0
votes

I am willing to perform a 360° Panorama stitching for 6 fish-eye cameras.

In order to find the relation among cameras I need to compute the Homography Matrix. The latter is usually computed by finding features in the images and matching them.

However, for my camera setup I already know:

  • The intrinsic camera matrix K, which I computed through camera calibration.
  • Extrinsic camera parameters R and t. The camera orientation is fixed and does not change at any point. The cameras are located on a circle of known diameter d, being each camera positioned with a shift of 60° degrees with respect to the circle.

Therefore, I think I could manually compute the Homography Matrix, which I am assuming would result in a more accurate approach than performing feature matching.

In the literature I found the following formula to compute the homography Matrix which relates image 2 to image 1:

H_2_1 = (K_2) * (R_2)^-1 * R_1 * K_1

This formula only takes into account a rotation angle among the cameras but not the translation vector that exists in my case.

How could I plug the translation t of each camera in the computation of H?

I have already tried to compute H without considering the translation, but as d>1 meter, the images are not accurate aligned in the panorama picture.

EDIT:

Based on Francesco's answer below, I got the following questions:

  • After calibrating the fisheye lenses, I got a matrix K with focal length f=620 for an image of size 1024 x 768. Is that considered to be a big or small focal length?

  • My cameras are located on a circle with a diameter of 1 meter. The explanation below makes it clear for me, that due to this "big" translation among the cameras, I have remarkable ghosting effects with objects that are relative close to them. Therefore, if the Homography model cannot fully represent the position of the cameras, is it possible to use another model like Fundamental/Essential Matrix for image stitching?

1
There is no "big" or "small" in absolute terms, it depends on how far the objects in the scene you want to look at are. 2 * atan(512/620) ~ 100deg, are you sure these lenses are fisheye? It is certainly possible to stitch with models other than a simple homography. You may want to look into the panotools softwareFrancesco Callari
@FrancescoCallari my cameras have a similar view to the following picture (the one above) upload.wikimedia.org/wikipedia/commons/2/2c/Panotools5618.jpg . I got those focal length values from the K matrix calculated with the OpenCV's fisheye camera calibration sample code, are they not what one expects to get for a fisheye camera? I am developing a real-time stitcher and I am working with OpenCV mainly. Could you tell me which other models are there that could represent the translation? So I could do some research on them, thanks again!makolele12

1 Answers

2
votes

You cannot "plug" the translation in: its presence along with a nontrivial rotation mathematically implies that the relationship between images is not a homography.

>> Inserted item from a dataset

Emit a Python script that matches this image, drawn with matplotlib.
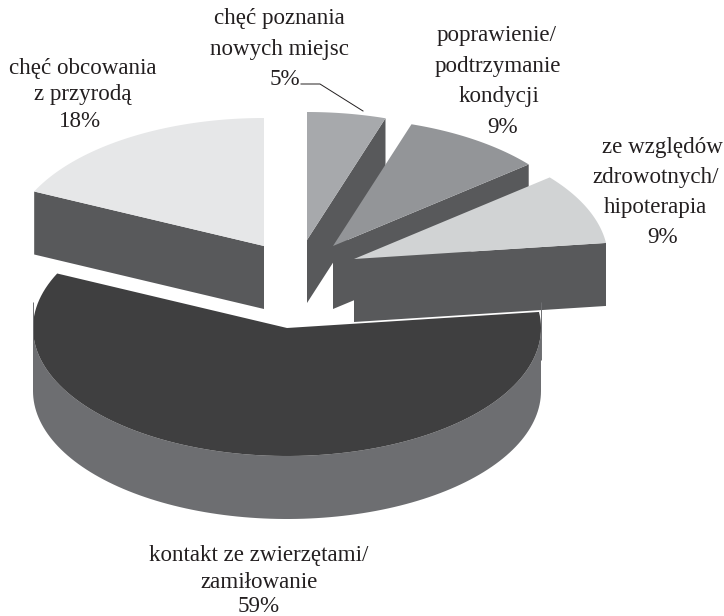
import numpy as np
import matplotlib
matplotlib.use("Agg")
import matplotlib.pyplot as plt

# data, clockwise from twelve o'clock
categories = ["chęć poznania nowych miejsc", "poprawienie/podtrzymanie kondycji",
              "ze względów zdrowotnych/hipoterapia", "kontakt ze zwierzętami/zamiłowanie",
              "chęć obcowania z przyrodą"]
values = [5, 9, 9, 59, 18]

# styles / layout
centres = [(307, 240), (333, 246), (354, 259), (287, 328), (264, 246)]
top_colours = ["#a7a9ac", "#939598", "#d1d3d4", "#3f3f40", "#e6e7e8"]
face_colour = "#58595b"
wall_colour = "#6d6e71"
RX, RY, DEPTH = 254, 128, 63
WALL_RISE = 26
FS = 16.6

labels = [
    (["chęć poznania", "nowych miejsc", "5%"], [(279, 24), (280, 55), (285, 85)]),
    (["poprawienie/", "podtrzymanie", "kondycji", "9%"], [(497, 41), (498, 72), (499, 102), (503, 133)]),
    (["ze względów", "zdrowotnych/", "hipoterapia", "9%"], [(662, 153), (656, 183), (655, 213), (663, 243)]),
    (["kontakt ze zwierzętami/", "zamiłowanie", "59%"], [(259, 561), (259, 588), (259, 612)]),
    (["chęć obcowania", "z przyrodą", "18%"], [(83, 74), (83, 100), (80, 127)]),
]

fig = plt.figure(figsize=(7.24, 6.16), dpi=100)
ax = fig.add_axes([0, 0, 1, 1])
ax.set_xlim(0, 724)
ax.set_ylim(616, 0)
ax.axis("off")


def rim(c, a0, a1):
    t = np.radians(np.linspace(a0, a1, 120))
    return c[0] + RX * np.sin(t), c[1] - RY * np.cos(t)


def radial_face(c, a):
    x, y = rim(c, a, a)
    ax.fill([c[0], x[0], x[0], c[0]], [c[1], y[0], y[0] + DEPTH, c[1] + DEPTH],
            color=face_colour, lw=0)


bounds = np.concatenate([[0], np.cumsum(values)]) * 360 / sum(values)
order = [4, 0, 1, 2, 3]  # back to front
for i in order:
    a0, a1 = bounds[i], bounds[i + 1]
    c = centres[i]
    if i == 3:
        # outer wall of the big slice, with the thin upward slivers at both sides
        x, y = rim(c, 90, 270)
        ax.fill(np.r_[x, x[::-1]], np.r_[y, y[::-1] + DEPTH], color=wall_colour, lw=0)
        for side in (-1, 1):
            ax.plot([c[0] + side * RX] * 2, [c[1] - WALL_RISE, c[1] + DEPTH / 2],
                    color=wall_colour, lw=0.7, solid_capstyle="butt")
    elif i == 4:
        radial_face(c, a0)
    else:
        radial_face(c, a1)
    x, y = rim(c, a0, a1)
    ax.fill(np.r_[c[0], x], np.r_[c[1], y], color=top_colours[i], lw=0)

# leader line of the 5% label
ax.plot([301, 320, 363], [84, 84, 111], color="#231f20", lw=0.7)

for lines, pos in labels:
    for s, (px, py) in zip(lines, pos):
        ax.text(px, py, s, ha="center", va="baseline", fontsize=FS,
                family="Liberation Serif", color="#231f20")

fig.savefig("out.png", dpi=100)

However, if the imaged scene is and appears "far enough" from the camera, i.e. if the translations between cameras are small compared to the distances of the scene objects from the cameras, and the cameras' focal lengths are small enough, then you may use the homographies induced by the pure rotation as approximations.

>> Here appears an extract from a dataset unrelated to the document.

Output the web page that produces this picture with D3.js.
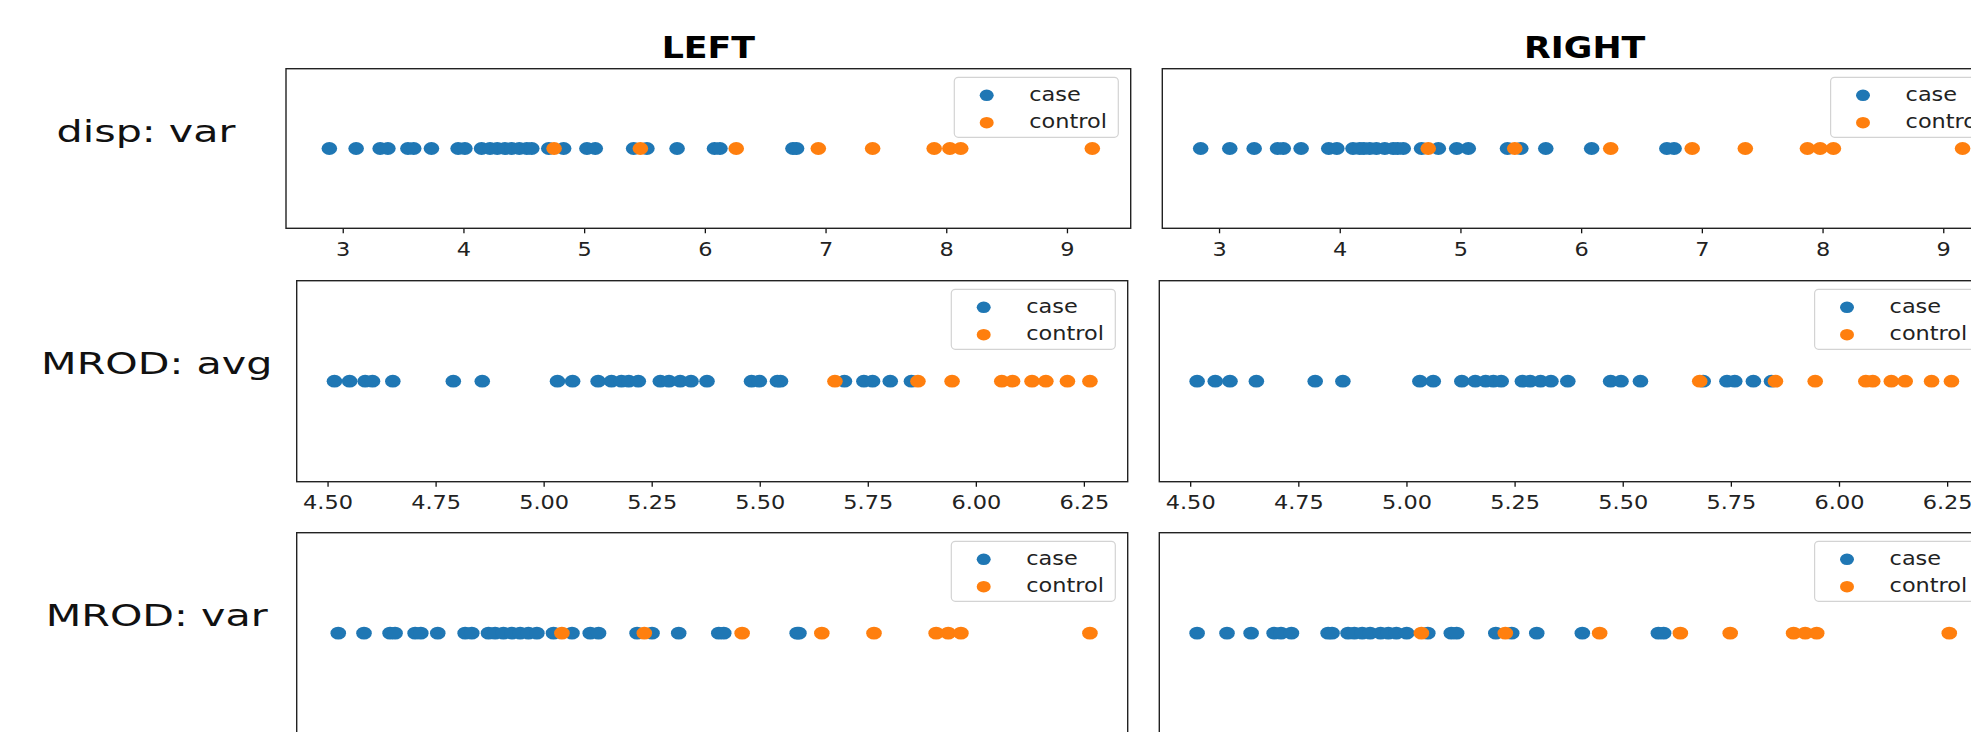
<!DOCTYPE html>
<html><head><meta charset="utf-8">
<script src="https://cdn.jsdelivr.net/npm/d3@7"></script>
<style>html,body{margin:0;padding:0;background:#fff;overflow:hidden}</style>
</head><body><svg id="chart" width="1971" height="732"></svg>
<script>
// ---------------- data ----------------
const rowLabels = ["disp: var", "MROD: avg", "MROD: var"];
const colTitles = ["LEFT", "RIGHT"];
const seriesNames = ["case", "control"];
const seriesColors = ["#1f77b4", "#ff7f0e"];

const dispVarLeftCase = [2.889, 3.111, 3.31, 3.374, 3.54, 3.588, 3.735, 3.956, 4.012, 4.15, 4.22, 4.28, 4.344, 4.4, 4.463, 4.525, 4.566, 4.707, 4.83, 5.023, 5.092, 5.41, 5.52, 5.77, 6.08, 6.125, 6.73, 6.76];
const dispVarLeftControl = [4.751, 5.466, 6.26, 6.94, 7.39, 7.90, 8.03, 8.12, 9.21];
const dispVarRightCase = [2.848, 3.089, 3.291, 3.485, 3.532, 3.68, 3.909, 3.976, 4.11, 4.165, 4.2, 4.248, 4.304, 4.373, 4.443, 4.48, 4.526, 4.678, 4.817, 4.969, 5.065, 5.39, 5.5, 5.707, 6.087, 6.71, 6.77];
const dispVarRightControl = [4.733, 5.45, 6.245, 6.92, 7.36, 7.875, 7.98, 8.09, 9.16];

const mrodAvgLeftCase = [4.516, 4.551, 4.587, 4.604, 4.651, 4.791, 4.858, 5.032, 5.067, 5.126, 5.157, 5.180, 5.197, 5.219, 5.270, 5.290, 5.316, 5.341, 5.378, 5.481, 5.499, 5.541, 5.548, 5.696, 5.741, 5.761, 5.802, 5.851];
const mrodAvgLeftControl = [5.674, 5.866, 5.945, 6.06, 6.085, 6.13, 6.162, 6.212, 6.264];
const mrodAvgRightCase = [4.516, 4.558, 4.592, 4.653, 4.789, 4.853, 5.031, 5.062, 5.128, 5.159, 5.183, 5.201, 5.219, 5.268, 5.286, 5.310, 5.334, 5.373, 5.472, 5.496, 5.541, 5.686, 5.741, 5.759, 5.802, 5.844];
const mrodAvgRightControl = [5.678, 5.853, 5.945, 6.062, 6.078, 6.121, 6.153, 6.214, 6.26];

const mrodVarLeftCase = [2.875, 3.092, 3.312, 3.354, 3.523, 3.571, 3.714, 3.945, 4.001, 4.142, 4.198, 4.268, 4.339, 4.409, 4.479, 4.550, 4.69, 4.846, 5.0, 5.07, 5.395, 5.521, 5.746, 6.084, 6.126, 6.745, 6.76];
const mrodVarLeftControl = [4.761, 5.456, 6.281, 6.953, 7.393, 7.917, 8.019, 8.126, 9.214];
const mrodVarRightCase = [2.843, 3.095, 3.298, 3.492, 3.55, 3.638, 3.947, 3.98, 4.115, 4.168, 4.234, 4.301, 4.389, 4.455, 4.522, 4.609, 4.787, 4.985, 5.03, 5.36, 5.494, 5.705, 6.089, 6.73, 6.774];
const mrodVarRightControl = [4.733, 5.44, 6.235, 6.915, 7.335, 7.869, 7.967, 8.064, 9.181];

const dispVarTicks = [3, 4, 5, 6, 7, 8, 9];
const mrodAvgTicks = [4.50, 4.75, 5.00, 5.25, 5.50, 5.75, 6.00, 6.25];
const mrodVarTicks = [3, 4, 5, 6, 7, 8, 9];

// ---------------- assemble ----------------
const rows = [
  { label: rowLabels[0], ticks: dispVarTicks, fmt: d3.format("d"),
    cols: [[dispVarLeftCase, dispVarLeftControl], [dispVarRightCase, dispVarRightControl]] },
  { label: rowLabels[1], ticks: mrodAvgTicks, fmt: d3.format(".2f"),
    cols: [[mrodAvgLeftCase, mrodAvgLeftControl], [mrodAvgRightCase, mrodAvgRightControl]] },
  { label: rowLabels[2], ticks: mrodVarTicks, fmt: d3.format("d"),
    cols: [[mrodVarLeftCase, mrodVarLeftControl], [mrodVarRightCase, mrodVarRightControl]] }
];

// layout (pixels)
const boxes = [
  [{x0: 286, x1: 1130.7, y0: 68.7, y1: 228.3}, {x0: 1162.3, x1: 2007, y0: 68.7, y1: 228.3}],
  [{x0: 296.7, x1: 1127.7, y0: 280.7, y1: 481.7}, {x0: 1159.3, x1: 1991, y0: 280.7, y1: 481.7}],
  [{x0: 296.7, x1: 1127.7, y0: 532.7, y1: 733.6}, {x0: 1159.3, x1: 1991, y0: 532.7, y1: 733.6}]
];

const FONT = "DejaVu Sans, Verdana, sans-serif";
const SX_TICK = 1.15, SX_LEG = 1.12, SX_TITLE = 1.18, SX_ROW = 1.33;
const DOT_RX = 7.8, DOT_RY = 6.4;

const svg = d3.select("#chart");
svg.append("rect").attr("width", 1971).attr("height", 732).attr("fill", "#fff");

rows.forEach((row, ri) => {
  const all = row.cols.flat(2);
  const [mn, mx] = d3.extent(all);
  const pad = (mx - mn) * 0.05;
  const domain = [mn - pad, mx + pad];

  row.cols.forEach((series, ci) => {
    const b = boxes[ri][ci];
    const x = d3.scaleLinear().domain(domain).range([b.x0, b.x1]);
    const y = d3.scaleLinear().domain([-1, 1]).range([b.y1, b.y0]);
    const g = svg.append("g");

    // axis
    const axis = d3.axisBottom(x).tickValues(row.ticks).tickFormat(row.fmt)
      .tickSize(5).tickPadding(8.7).tickSizeOuter(0);
    const ag = g.append("g").attr("transform", `translate(0,${b.y1})`).call(axis);
    ag.select(".domain").remove();
    ag.selectAll(".tick line").attr("stroke", "#111").attr("stroke-width", 1.3);
    ag.selectAll(".tick text").attr("fill", "#222")
      .style("font-family", FONT).style("font-size", "19.5px")
      .attr("transform", `scale(${SX_TICK},1)`);

    // points
    series.forEach((vals, si) => {
      g.append("g").selectAll("ellipse").data(vals).join("ellipse")
        .attr("cx", d => x(d)).attr("cy", y(0))
        .attr("rx", DOT_RX).attr("ry", DOT_RY)
        .attr("fill", seriesColors[si]);
    });

    // frame
    g.append("rect").attr("x", b.x0).attr("y", b.y0)
      .attr("width", b.x1 - b.x0).attr("height", b.y1 - b.y0)
      .attr("fill", "none").attr("stroke", "#222").attr("stroke-width", 1.4);

    // legend
    const lw = 164, lh = 60;
    const lx = b.x1 - 12.4 - lw, ly = b.y0 + 8.6;
    const lg = g.append("g");
    lg.append("rect").attr("x", lx).attr("y", ly).attr("width", lw).attr("height", lh)
      .attr("rx", 4).attr("fill", "#fff").attr("fill-opacity", 0.8)
      .attr("stroke", "#d3d3d3").attr("stroke-width", 1.2);
    seriesNames.forEach((name, si) => {
      const cy = ly + 18 + si * 27.4;
      lg.append("ellipse").attr("cx", lx + 32.4).attr("cy", cy)
        .attr("rx", 7).attr("ry", 5.8).attr("fill", seriesColors[si]);
      lg.append("text").attr("transform", `translate(${lx + 75},${cy + 5.7}) scale(${SX_LEG},1)`)
        .style("font-family", FONT).style("font-size", "20px").attr("fill", "#222")
        .text(name);
    });

    // column title
    if (ri === 0) {
      svg.append("text")
        .attr("transform", `translate(${(b.x0 + b.x1) / 2},${b.y0 - 10.4}) scale(${SX_TITLE},1)`)
        .attr("text-anchor", "middle")
        .style("font-family", FONT).style("font-size", "29.5px").style("font-weight", "bold")
        .attr("fill", "#000").text(colTitles[ci]);
    }
    // row label
    if (ci === 0) {
      const cy = (b.y0 + b.y1) / 2;
      svg.append("text")
        .attr("transform", `translate(${b.x0 - 140},${cy - 6.8}) scale(${SX_ROW},1)`)
        .attr("text-anchor", "middle")
        .style("font-family", FONT).style("font-size", "31px")
        .attr("fill", "#111").text(row.label);
    }
  });
});
</script></body></html>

Your equation is wrong. The correct formula is obtained as follows:

  • Take a pixel in camera 1: p_1 = (x, y, 1) in homogeneous coordinates
  • Back project it into a ray in 3D space: P_1 = inv(K_1) * p_1
  • Decompose the ray in the coordinates of camera 2: P_2 = R_2_1 * P1
  • Project the ray into a pixel in camera 2: p_2 = K_2 * P_2
  • Put the equations together: p_2 = [K_2 * R_2_1 * inv(K_1)] * p_1

The product H = K2 * R_2_1 * inv(K1) is the (approximate) homography. The rotation R_2_1 transforms points into frame 2 from frame 1. It is a 3x3 matrix whose columns are the components of the x, y, z axes of frame 1 decomposed in frame 2. If your setup gives you the rotations of all the cameras with respect to a common frame 0, i.e. as R_i_0, then it is R_2_1 = R_2_0 * R_1_0.transposed.

Generally speaking, you should use the above homography as an initial estimation, to be refined by matching points and optimizing. This is because (a) the homography model itself is only an approximation (since it ignores the translation), and (b) the rotations given by the mechanical setup (even a calibrated one) are affected by errors. Using matched pixels to optimize the transformation will minimize the errors where it matters, on the image, rather than in an abstract rotation space.